De behoefte aan netwerkprofessionals is relatief laag in Italië, zeker in verhouding tot het bruto nationaal product. Dat heeft alles met de opbouw van het Italiaanse bedrijfsleven te maken, waarin het midden- en kleinbedrijf een belangrijke rol opeisen. Voor deze kleinere bedrijven lijkt het niet van levensbelang zich met ziel en zaligheid op Internet te storten. Toch groeit ook in Italië het tekort aan automatiseerders de komende drie jaar van 9 procent nu naar 18 procent. Op dit moment telt het land 826.000 IT’ers; in 2002 zijn dat er zo’n 974.000. Er is tegen die tijd echter behoefte aan 1,1 miljoen IT-professionals.

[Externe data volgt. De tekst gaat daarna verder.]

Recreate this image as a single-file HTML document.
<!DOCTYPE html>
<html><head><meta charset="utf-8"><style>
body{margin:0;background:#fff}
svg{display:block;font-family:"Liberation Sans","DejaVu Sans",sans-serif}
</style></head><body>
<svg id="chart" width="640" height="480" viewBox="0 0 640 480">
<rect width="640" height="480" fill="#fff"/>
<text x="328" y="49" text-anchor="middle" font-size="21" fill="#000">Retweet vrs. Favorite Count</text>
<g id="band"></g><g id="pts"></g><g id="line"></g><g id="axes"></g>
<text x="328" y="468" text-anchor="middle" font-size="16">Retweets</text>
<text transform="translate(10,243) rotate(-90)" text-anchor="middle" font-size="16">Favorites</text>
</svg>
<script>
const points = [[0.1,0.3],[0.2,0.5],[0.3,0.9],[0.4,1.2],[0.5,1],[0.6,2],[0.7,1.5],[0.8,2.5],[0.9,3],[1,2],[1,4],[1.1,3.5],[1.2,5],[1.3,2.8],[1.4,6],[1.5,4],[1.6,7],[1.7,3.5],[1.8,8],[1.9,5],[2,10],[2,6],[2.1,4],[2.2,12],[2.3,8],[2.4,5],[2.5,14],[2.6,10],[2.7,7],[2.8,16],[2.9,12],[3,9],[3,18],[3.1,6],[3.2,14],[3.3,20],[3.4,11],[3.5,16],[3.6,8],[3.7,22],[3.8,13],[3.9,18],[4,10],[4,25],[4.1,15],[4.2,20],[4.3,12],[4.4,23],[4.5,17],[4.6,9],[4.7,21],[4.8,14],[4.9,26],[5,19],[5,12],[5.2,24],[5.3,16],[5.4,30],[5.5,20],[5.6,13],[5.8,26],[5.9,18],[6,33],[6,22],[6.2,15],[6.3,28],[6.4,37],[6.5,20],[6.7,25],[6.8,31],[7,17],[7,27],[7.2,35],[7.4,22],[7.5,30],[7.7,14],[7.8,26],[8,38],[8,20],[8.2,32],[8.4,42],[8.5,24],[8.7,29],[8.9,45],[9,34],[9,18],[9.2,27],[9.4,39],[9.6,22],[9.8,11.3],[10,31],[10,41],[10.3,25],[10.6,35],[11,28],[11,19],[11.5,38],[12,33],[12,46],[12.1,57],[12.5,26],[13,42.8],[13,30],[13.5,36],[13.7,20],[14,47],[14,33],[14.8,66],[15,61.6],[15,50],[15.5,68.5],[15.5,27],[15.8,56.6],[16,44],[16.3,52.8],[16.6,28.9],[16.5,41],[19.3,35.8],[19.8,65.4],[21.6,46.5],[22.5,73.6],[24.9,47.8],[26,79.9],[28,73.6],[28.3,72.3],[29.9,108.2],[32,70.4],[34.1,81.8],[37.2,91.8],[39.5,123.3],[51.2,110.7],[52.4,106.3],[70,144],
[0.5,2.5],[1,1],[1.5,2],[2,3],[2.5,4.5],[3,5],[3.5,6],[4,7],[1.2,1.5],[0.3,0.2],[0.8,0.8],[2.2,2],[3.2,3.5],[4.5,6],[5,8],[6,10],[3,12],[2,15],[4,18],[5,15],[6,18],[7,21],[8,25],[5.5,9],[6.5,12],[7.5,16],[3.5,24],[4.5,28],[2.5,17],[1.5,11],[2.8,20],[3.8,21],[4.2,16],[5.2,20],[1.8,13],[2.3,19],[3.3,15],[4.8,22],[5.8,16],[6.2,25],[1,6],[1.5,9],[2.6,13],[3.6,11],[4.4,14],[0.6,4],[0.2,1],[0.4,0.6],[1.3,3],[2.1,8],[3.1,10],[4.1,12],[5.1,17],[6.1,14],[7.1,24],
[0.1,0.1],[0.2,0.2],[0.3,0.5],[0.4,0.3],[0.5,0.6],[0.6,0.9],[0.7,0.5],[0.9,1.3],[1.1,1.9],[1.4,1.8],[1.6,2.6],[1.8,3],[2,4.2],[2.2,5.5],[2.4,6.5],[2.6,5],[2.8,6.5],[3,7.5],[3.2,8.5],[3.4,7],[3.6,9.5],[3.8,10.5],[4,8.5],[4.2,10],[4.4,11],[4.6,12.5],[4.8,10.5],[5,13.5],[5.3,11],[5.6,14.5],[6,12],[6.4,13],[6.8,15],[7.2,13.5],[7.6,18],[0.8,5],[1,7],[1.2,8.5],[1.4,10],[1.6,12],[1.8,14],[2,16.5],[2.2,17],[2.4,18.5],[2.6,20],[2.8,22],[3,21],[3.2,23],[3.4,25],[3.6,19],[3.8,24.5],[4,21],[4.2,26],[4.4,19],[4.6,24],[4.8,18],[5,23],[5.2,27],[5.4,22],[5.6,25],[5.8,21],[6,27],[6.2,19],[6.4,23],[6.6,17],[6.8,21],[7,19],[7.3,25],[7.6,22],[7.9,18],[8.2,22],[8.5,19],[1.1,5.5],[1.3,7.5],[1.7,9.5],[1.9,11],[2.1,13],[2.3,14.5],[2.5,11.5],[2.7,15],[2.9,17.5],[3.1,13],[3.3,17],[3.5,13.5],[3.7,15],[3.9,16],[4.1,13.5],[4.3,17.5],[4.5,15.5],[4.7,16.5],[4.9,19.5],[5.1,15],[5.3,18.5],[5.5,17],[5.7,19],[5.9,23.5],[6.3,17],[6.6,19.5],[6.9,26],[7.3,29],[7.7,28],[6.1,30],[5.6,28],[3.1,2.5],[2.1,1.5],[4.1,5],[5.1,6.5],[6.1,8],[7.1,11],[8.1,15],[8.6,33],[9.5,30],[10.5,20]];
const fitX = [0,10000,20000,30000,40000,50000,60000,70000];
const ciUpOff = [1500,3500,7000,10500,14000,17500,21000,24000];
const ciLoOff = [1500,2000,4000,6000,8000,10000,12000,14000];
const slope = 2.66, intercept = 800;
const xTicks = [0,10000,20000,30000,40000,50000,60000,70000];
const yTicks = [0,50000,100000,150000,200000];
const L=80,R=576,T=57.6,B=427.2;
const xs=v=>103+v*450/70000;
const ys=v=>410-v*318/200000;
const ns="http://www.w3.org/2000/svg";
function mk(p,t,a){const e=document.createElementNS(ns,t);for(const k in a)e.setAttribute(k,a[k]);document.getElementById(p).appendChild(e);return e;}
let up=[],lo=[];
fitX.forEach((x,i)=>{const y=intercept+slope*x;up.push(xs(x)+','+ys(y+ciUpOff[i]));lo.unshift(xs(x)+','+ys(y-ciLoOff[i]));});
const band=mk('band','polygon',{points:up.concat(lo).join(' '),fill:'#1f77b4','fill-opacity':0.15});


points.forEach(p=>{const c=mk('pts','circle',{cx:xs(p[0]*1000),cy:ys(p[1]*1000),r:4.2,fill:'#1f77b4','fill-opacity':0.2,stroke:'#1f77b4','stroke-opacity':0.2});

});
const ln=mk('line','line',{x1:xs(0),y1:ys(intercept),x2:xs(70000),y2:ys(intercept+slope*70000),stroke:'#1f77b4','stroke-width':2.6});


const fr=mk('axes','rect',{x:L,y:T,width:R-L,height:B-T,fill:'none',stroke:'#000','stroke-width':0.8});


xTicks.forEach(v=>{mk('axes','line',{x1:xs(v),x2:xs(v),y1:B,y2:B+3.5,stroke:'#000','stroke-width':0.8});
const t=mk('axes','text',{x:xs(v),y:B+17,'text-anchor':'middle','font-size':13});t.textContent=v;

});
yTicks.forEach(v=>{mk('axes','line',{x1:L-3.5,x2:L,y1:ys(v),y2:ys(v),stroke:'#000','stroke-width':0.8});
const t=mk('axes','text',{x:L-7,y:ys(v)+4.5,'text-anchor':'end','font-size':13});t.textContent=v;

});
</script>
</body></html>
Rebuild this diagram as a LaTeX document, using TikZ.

Frankrijk telde in 1998 ruim 1,4 miljoen IT’ers. Dit jaar is er werk voor nog eens 100.000 IT’ers. De aanwas bedraagt amper 20.000. In 2002 heeft Frankrijk ruim twee miljoen automatiseerders nodig; 17 procent van de vacatures blijft dan onvervuld. Het tekort aan netwerkspecialisten groeit in die periode eveneens met 17 procent.
Hoewel de IT-markt in toenemende mate een Engelssprekende is, slaagt Groot-Brittannië er niet in te profiteren van dat voordeel. De Britse regelgeving ten aanzien van immigratie is rigide. Wel wordt in toenemende mate gekozen voor het outsourcen van werk naar bijvoorbeeld India. In 1997 werd door de nieuwe Labour-regering een National Skills Taskforce geformeerd die IT als een van de belangrijke aandachtsgebieden benoemde. Tot nu toe heeft de Taskforce alleen een paar rapporten geproduceerd. De Britse overheid stimuleert daarnaast training on the job door middel van een netwerk van Training and Enterprise Counsels. Ook IT-bedrijven participeren in dit project. In 1998 namen slechts 2436 IT’ers deel aan de opleidingen.
Engeland kampt met een tekort van 9 procent. In 2002 ligt dit aantal op 240.000 IT’ers ofwel 15 procent.